9. If an associate decides to withdraw from a limited liability company, what is the legal procedure to be followed?
It depends if the other associates agree or do not agree with the withdrawal.
If there is an agreement of the other associates, the constitutive document will be modified, respecting the substantial and the formal conditions for its being signed. This means that the associates will conclude an additional act that will register the withdrawal, as well as the other modifications of the constitutive documents that the withdrawal presupposes: registered capital, the way it will be distributed, the sharing of the benefits and losses among the remaining associates, etc. The additional act that modifies the constitutive document is authenticated with a public notary and filed at the Register of Commerce in order for it to be registered. After that it will automatically be sent to the Official Monitor in order to be published at the expenses of the company.
If there isn't a unanimous agreement the associate may withdraw for well-grounded reasons upon the decision of a Court.
Dan Livescu

10. One of the shareholders is deceased. The shares are nominal. What can be done in order to transfer the shares to the successors of the late associate?
First of all, the quality of successor must be proven.
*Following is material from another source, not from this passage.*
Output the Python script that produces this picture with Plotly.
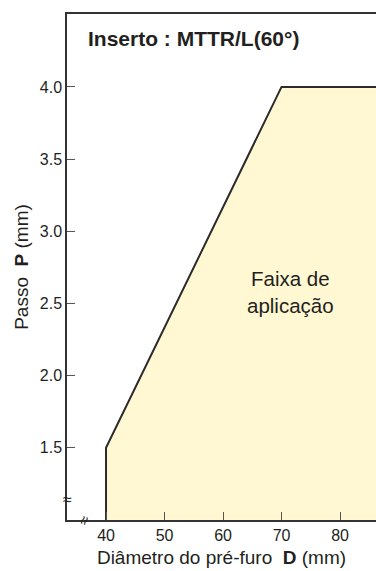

Thus, following the decease, succession will be open. The successors will receive an abstract share of the inheritance. After the distribution among the successors, proportionally to the percentage each one has, each successor becomes exclusive owner of some goods. In this sense a successor's certificate is issued.
According to the Law 31/1990, joint stock companies must keep, with the help of the Council of Administration, a register of the shareholders that specifies the surname, the first name and the address of the shareholders.
If, on the basis of the successor's certificate you become a shareholder, solicit the company your registering in the register of the shareholders.